With a wide range of topics such as human diseases, anthropology, and genetic engineering, and development employing various methods of investigation such as molecular biology, genome sequencing, artificial intelligence based analysis methods, the Human Genetics Focus Group brings together diverse teams. Sharing your work here is a great way to get expert insight from multiple perspectives and spur creativity!
Melissa Corea is a second-year undergrad in the Nord Lab, majoring in Genetics and Genomics, who has recently been accepted as a scholar in the NSF LSAMP/California Alliance for Minority Participation (CAMP) Program. This program is designed to increase the number of underrepresented students pursuing research in STEM fields by working on faculty-sponsored research projects. As a first-gen, Latina student, Melissa is thrilled to have the resources and support of this program behind her in continuing her undergraduate research experience and in preparing for graduate school.
“I am very grateful to have been admitted into the program and I’m excited to continue my research experience with the Nord Lab”! – Congratulations Melissa!
For over 20 years, the Annual Biomedical Research Conference for Minority Scientists (ABRCMS) has been the go-to conference for underrepresented community college, undergraduate and postbaccalaureate students in science, technology, engineering and mathematics. This year, our postbac PREP scholar Kiya Jackson, along with undergraduate researchers Darlene Rahbarian and Luis Farrach, represented the Nord Lab by participating in the conference that took place from November 9-12, in Anaheim, CA. They presented posters with their contributions to the ongoing Disease Modeling and Enhancer Biology projects in our lab. “I really enjoyed my experience at ABRCMS because I was able to gain a better sense of self belonging in the field of science and learned a lot from other research-oriented students” said Dalene Rahbarian. “My favorite part about attending ABRCMS was networking with scientists from diverse fields and stages of their scientific careers.
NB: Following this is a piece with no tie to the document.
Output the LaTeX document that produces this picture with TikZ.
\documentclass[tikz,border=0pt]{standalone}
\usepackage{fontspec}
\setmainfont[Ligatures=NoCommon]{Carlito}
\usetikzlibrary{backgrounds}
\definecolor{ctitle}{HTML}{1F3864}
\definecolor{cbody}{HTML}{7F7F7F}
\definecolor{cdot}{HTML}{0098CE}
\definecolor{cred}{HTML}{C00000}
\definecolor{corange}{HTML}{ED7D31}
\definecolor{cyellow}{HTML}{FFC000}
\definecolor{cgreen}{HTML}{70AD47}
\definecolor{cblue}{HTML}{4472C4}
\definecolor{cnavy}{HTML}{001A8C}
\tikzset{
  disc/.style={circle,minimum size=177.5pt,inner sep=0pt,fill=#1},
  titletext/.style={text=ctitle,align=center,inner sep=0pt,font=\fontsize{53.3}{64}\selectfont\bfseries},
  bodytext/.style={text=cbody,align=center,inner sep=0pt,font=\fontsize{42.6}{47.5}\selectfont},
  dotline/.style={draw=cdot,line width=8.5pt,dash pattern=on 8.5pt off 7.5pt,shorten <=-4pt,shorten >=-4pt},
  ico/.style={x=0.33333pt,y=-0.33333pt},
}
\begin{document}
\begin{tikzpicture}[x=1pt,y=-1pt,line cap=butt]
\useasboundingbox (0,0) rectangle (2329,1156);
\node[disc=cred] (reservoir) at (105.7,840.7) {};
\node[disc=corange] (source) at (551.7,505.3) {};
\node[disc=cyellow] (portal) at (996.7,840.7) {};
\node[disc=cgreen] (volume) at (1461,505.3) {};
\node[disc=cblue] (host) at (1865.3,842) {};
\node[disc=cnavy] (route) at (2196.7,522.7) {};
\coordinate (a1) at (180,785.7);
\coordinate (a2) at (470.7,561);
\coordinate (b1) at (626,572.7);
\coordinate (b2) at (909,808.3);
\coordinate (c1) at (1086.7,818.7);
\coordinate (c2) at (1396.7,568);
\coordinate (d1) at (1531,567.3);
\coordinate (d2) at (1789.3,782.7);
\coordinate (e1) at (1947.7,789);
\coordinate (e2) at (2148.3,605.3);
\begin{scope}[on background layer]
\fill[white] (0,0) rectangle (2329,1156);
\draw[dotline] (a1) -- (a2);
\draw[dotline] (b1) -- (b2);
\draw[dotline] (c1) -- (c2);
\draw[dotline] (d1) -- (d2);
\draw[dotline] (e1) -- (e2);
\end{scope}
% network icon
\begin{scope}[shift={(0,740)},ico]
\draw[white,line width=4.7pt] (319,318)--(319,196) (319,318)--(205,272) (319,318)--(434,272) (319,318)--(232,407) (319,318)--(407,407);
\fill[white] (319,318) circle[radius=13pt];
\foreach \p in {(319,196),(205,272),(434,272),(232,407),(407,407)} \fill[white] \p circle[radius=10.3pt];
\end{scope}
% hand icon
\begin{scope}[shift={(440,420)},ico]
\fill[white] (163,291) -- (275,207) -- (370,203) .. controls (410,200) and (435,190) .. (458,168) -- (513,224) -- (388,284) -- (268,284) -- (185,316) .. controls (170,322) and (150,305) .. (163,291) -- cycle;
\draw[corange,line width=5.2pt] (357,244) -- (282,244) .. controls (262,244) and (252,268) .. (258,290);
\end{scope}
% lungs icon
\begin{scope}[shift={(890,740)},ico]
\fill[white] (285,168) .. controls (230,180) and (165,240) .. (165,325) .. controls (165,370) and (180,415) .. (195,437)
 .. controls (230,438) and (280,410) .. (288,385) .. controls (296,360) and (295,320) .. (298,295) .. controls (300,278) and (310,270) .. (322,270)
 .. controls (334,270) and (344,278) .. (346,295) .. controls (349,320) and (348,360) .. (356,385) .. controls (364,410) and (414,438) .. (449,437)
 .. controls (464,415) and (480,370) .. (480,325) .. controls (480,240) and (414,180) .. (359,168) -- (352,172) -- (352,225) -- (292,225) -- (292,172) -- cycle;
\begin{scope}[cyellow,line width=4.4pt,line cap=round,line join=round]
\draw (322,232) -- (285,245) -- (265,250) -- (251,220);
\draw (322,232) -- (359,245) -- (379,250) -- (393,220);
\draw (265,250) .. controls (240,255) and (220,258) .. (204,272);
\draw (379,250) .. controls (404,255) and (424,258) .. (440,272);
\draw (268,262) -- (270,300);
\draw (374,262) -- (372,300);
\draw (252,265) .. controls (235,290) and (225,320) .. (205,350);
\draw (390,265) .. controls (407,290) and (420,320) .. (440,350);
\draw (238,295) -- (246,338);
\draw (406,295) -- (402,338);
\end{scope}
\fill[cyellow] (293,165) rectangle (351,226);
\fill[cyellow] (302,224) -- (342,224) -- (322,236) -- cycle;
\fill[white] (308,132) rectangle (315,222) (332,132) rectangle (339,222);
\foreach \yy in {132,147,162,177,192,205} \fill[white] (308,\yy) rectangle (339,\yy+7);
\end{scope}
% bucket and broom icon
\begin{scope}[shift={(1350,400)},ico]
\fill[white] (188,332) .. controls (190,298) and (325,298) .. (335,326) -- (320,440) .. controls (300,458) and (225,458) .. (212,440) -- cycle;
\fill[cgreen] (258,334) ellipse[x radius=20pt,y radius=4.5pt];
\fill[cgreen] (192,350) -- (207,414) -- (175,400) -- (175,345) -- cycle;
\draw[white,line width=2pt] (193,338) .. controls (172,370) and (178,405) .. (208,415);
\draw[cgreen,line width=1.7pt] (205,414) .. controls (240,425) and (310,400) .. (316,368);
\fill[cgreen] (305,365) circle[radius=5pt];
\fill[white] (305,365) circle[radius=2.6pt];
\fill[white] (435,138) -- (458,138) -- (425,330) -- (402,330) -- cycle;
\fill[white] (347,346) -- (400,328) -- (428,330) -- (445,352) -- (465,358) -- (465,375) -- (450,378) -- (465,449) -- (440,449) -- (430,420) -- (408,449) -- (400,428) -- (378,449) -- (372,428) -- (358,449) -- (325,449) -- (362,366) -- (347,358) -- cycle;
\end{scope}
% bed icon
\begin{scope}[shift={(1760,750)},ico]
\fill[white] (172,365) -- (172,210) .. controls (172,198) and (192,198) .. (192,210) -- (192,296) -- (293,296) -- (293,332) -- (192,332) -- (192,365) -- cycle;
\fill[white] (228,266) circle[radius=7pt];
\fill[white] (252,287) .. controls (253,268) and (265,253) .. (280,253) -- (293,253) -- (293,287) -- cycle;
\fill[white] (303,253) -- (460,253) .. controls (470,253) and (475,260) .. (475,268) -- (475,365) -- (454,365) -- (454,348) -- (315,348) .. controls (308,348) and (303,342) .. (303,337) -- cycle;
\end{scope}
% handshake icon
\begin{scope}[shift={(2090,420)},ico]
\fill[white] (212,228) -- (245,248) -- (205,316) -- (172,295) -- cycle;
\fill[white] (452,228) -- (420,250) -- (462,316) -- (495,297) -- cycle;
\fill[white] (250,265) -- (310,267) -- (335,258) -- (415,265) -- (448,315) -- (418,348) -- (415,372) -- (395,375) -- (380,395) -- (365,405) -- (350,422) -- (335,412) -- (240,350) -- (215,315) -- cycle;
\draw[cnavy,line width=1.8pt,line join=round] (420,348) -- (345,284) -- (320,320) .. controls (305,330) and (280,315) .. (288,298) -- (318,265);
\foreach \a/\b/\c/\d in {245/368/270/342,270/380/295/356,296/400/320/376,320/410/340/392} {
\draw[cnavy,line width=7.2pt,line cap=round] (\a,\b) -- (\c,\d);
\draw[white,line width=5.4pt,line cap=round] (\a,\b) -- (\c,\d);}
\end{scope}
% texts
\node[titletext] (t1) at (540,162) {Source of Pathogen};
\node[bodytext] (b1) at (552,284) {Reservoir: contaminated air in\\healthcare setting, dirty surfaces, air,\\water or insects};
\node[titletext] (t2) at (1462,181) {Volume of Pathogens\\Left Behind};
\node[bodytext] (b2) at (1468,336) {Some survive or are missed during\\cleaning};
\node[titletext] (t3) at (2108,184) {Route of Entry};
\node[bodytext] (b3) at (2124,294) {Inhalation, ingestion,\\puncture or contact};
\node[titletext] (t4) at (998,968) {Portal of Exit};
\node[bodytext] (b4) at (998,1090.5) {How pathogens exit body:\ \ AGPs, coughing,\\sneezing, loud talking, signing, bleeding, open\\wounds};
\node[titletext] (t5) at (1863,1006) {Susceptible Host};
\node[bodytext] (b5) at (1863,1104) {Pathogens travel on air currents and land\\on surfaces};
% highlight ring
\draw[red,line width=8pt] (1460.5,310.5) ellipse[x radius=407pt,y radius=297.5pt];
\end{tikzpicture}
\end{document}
This was also my third in-person conference after a couple years of virtual events. I really enjoyed the opportunity to interact and present my research” commented Kiya Jackson. Well done Nord lab trainees!
Second year Neuroscience graduate student shares ongoing research on a single nucleus RNAseq model of the developing brain in a novel mutant WAC mouse at the annual meetings of the American Society for Human Genetics conference in Los Angeles, CA and the Society for Neuroscience in San Diego, CA. This project was in collaboration with the Vogt Lab at Michigan State University.
As a third year Neuroscience graduate student and second year MCB T32 trainee, Stephanie attended the annual MCB T32 retreat for the second year in a row. She presented her ongoing analysis of a snRNA-seq dataset generated from adult Chd8 mutant cortex, engaging audience members from a diverse range of backgrounds.